The game was supposed to be a 30,000-point coronation for LeBron James, but with the Cavs on the wrong end of a blowout, James took a seat midway through the fourth, scoring 18 points, seven shy of the mark.

"I was hopeful it took two games for him to get to that," said George, who spent the majority of the game assigned to James. "I actually didn't know that stat until coming into tonight. They told me he needed 25 to go over 30,000. I've been a part of a lot of those baskets that he's had, so yeah, that's an achievement or milestone I didn't want to be a part of."
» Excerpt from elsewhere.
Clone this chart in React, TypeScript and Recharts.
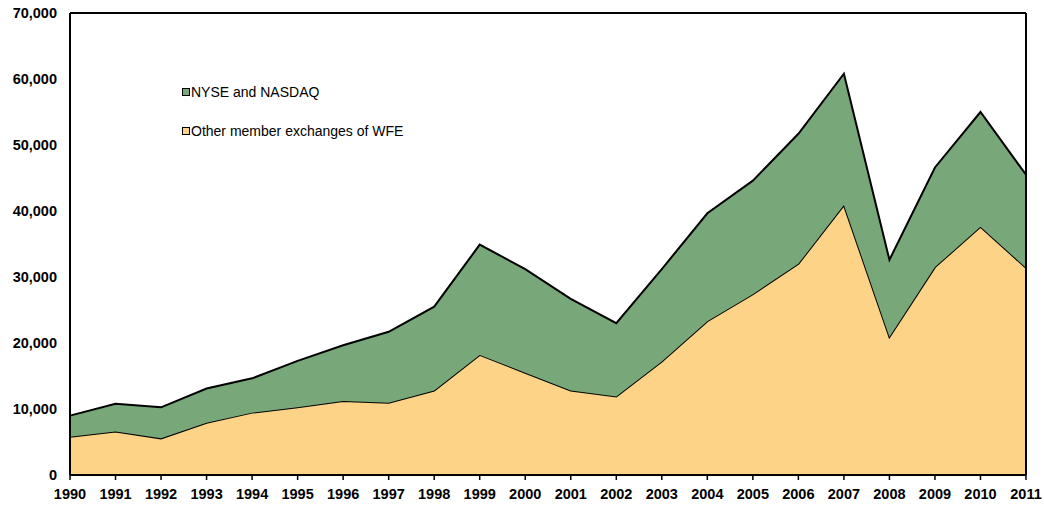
import { AreaChart, Area, XAxis, YAxis, Legend, ReferenceLine } from "recharts";

// années et valeurs
const years = [
  "1990", "1991", "1992", "1993", "1994", "1995", "1996", "1997", "1998", "1999", "2000",
  "2001", "2002", "2003", "2004", "2005", "2006", "2007", "2008", "2009", "2010", "2011",
];

const otherWfe = [
  5800, 6600, 5550, 7900, 9450, 10250, 11200, 10950, 12800, 18200, 15500,
  12800, 11900, 17200, 23300, 27400, 32000, 40900, 20900, 31500, 37600, 31400,
];

const totals = [
  9000, 10800, 10250, 13100, 14650, 17300, 19650, 21700, 25500, 34900, 31200,
  26700, 23000, 31200, 39650, 44600, 51700, 60800, 32600, 46600, 55000, 45500,
];

const yTicks = [0, 10000, 20000, 30000, 40000, 50000, 60000, 70000];

const GREEN = "#78A77A";
const ORANGE = "#FDD387";

const data = years.map((year, i) => ({
  year,
  other: otherWfe[i],
  nyse: totals[i] - otherWfe[i],
}));

const FONT = "'Liberation Sans', Arial, sans-serif";

const fillFor: Record<string, string> = { nyse: GREEN, other: ORANGE };
const legendOrder = ["nyse", "other"];

const LegendContent = (props: any) => {
  const items = [...(props.payload || [])].sort(
    (a: any, b: any) => legendOrder.indexOf(a.dataKey) - legendOrder.indexOf(b.dataKey)
  );
  return (
    <div style={{ fontFamily: FONT, fontSize: 14, color: "#000" }}>
      {items.map((item: any, idx: number) => (
        <div
          key={item.value}
          style={{ display: "flex", alignItems: "center", height: 20, marginBottom: idx === 0 ? 19 : 0 }}
        >
          <span
            style={{
              display: "inline-block",
              width: 6,
              height: 6,
              border: "1.5px solid #000",
              background: fillFor[item.dataKey],
              marginRight: 1,
            }}
          />
          <span>{item.value}</span>
        </div>
      ))}
    </div>
  );
};

const App = () => {
  return (
    <div style={{ position: "absolute", left: 0, top: 0, width: 1044, height: 506, background: "#fff" }}>
      <AreaChart width={1044} height={506} data={data} margin={{ top: 13, right: 18, left: 0, bottom: 0 }}>
        <XAxis
          dataKey="year"
          height={31}
          axisLine={{ stroke: "#000", strokeWidth: 2 }}
          tickLine={{ stroke: "#000", strokeWidth: 1.5 }}
          tickSize={5}
          tickMargin={9}
          interval={0}
          tick={{ fill: "#000", fontSize: 14.5, fontWeight: 700, fontFamily: FONT }}
        />
        <YAxis
          width={70}
          domain={[0, 70000]}
          ticks={yTicks}
          tickFormatter={(v: number) => v.toLocaleString("en-US")}
          axisLine={{ stroke: "#000", strokeWidth: 2 }}
          tickLine={false}
          tickMargin={7}
          tick={{ fill: "#000", fontSize: 14.5, fontWeight: 700, fontFamily: FONT }}
        />
        <Area
          type="linear"
          dataKey="other"
          name="Other member exchanges of WFE"
          stackId="1"
          stroke="#000"
          strokeWidth={2}
          fill={ORANGE}
          fillOpacity={1}
          isAnimationActive={false}
        />
        <Area
          type="linear"
          dataKey="nyse"
          name="NYSE and NASDAQ"
          stackId="1"
          stroke="#000"
          strokeWidth={2}
          fill={GREEN}
          fillOpacity={1}
          isAnimationActive={false}
        />
        <ReferenceLine y={70000} stroke="#000" strokeWidth={2} />
        <ReferenceLine x="2011" stroke="#000" strokeWidth={2} />
        <Legend
          layout="vertical"
          align="center"
          verticalAlign="middle"
          content={LegendContent}
          wrapperStyle={{ left: 182, top: 82, width: 300, height: 60 }}
        />
      </AreaChart>
    </div>
  );
};

export default App;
The question many were wondering after the game was a chicken/egg conundrum: Was it just that the Cavs are this atrocious on defense, or that the Thunder's offense was that good? The answer probably lies somewhere in between, but the Thunder were in full-fledged attack mode, playing with pace and running their sets with energy and tempo. That's been an offensive focus for them in the past month, to get into their stuff earlier in the clock, and run sets with a lot of speed. Westbrook excels playing downhill with players on the move around him, and as the ball kicked around to players in space, they attacked into open pockets on the floor.

There's been an attempt to nail down what the Thunder need to look like for them to hit their potential offensively, whether that's Westbrook as a distributor, George as the focus, Anthony as the third option -- but there really is not a set formula. The Thunder's template is more about the process of offense, rather than a blueprint. Westbrook's aggressiveness leads to George's efficiency which leads to Anthony's catch-and-shoot looks. It's all a mechanism that functions together, rather than independently, and Saturday's game is the best example of it yet this season.

There's obviously an instinct to ask "why not play every game like that?" but (a) the Cavs were at an appalling level of defensive indifference at times and (b) getting 113 points combined from four players doesn't seem sustainable. There is an element of clear figuring-it-out happening, though, with the Thunder moving to 26-20 on the season, a season-high six games above .500, and now 18-8 since Dec.1.

"We can be as good as any team in the West, any team in the NBA for that matter," George said. "When we play the right way the game comes easy."

It made for a very satisfied postgame locker room, with players talking about plays from the game, admiring the stat sheet or shaking their heads about former teammate Enes Kanter's trolling tweet of James. Westbrook, Anthony and George all took their time getting ready, and as Anthony prepared to leave the locker room, he joked to Westbrook, "Russ, you had 23 and 20 and you still haven't done media yet?" Through the season, there's been a quiet, unspoken confidence within the Thunder about what they can be, even through the perplexing lows they've hit. They've stayed loose; they've stayed connected. They've told themselves it would come, and Saturday was another reason why.

Their concern has been in consistency, with a little arrogance in their talent leaving them to expect nights like this against bad teams. They play the Brooklyn Nets on Tuesday in OKC, and it'll be a test of their mental fortitude. But when the Thunder are put to a supposed contender test, they have mostly passed them quite emphatically this season. It's why there's a belief within the team that wherever they happen to settle in the West when 82 are up, they're going to be something to reckon with in the postseason. Because those games are on national TV after all.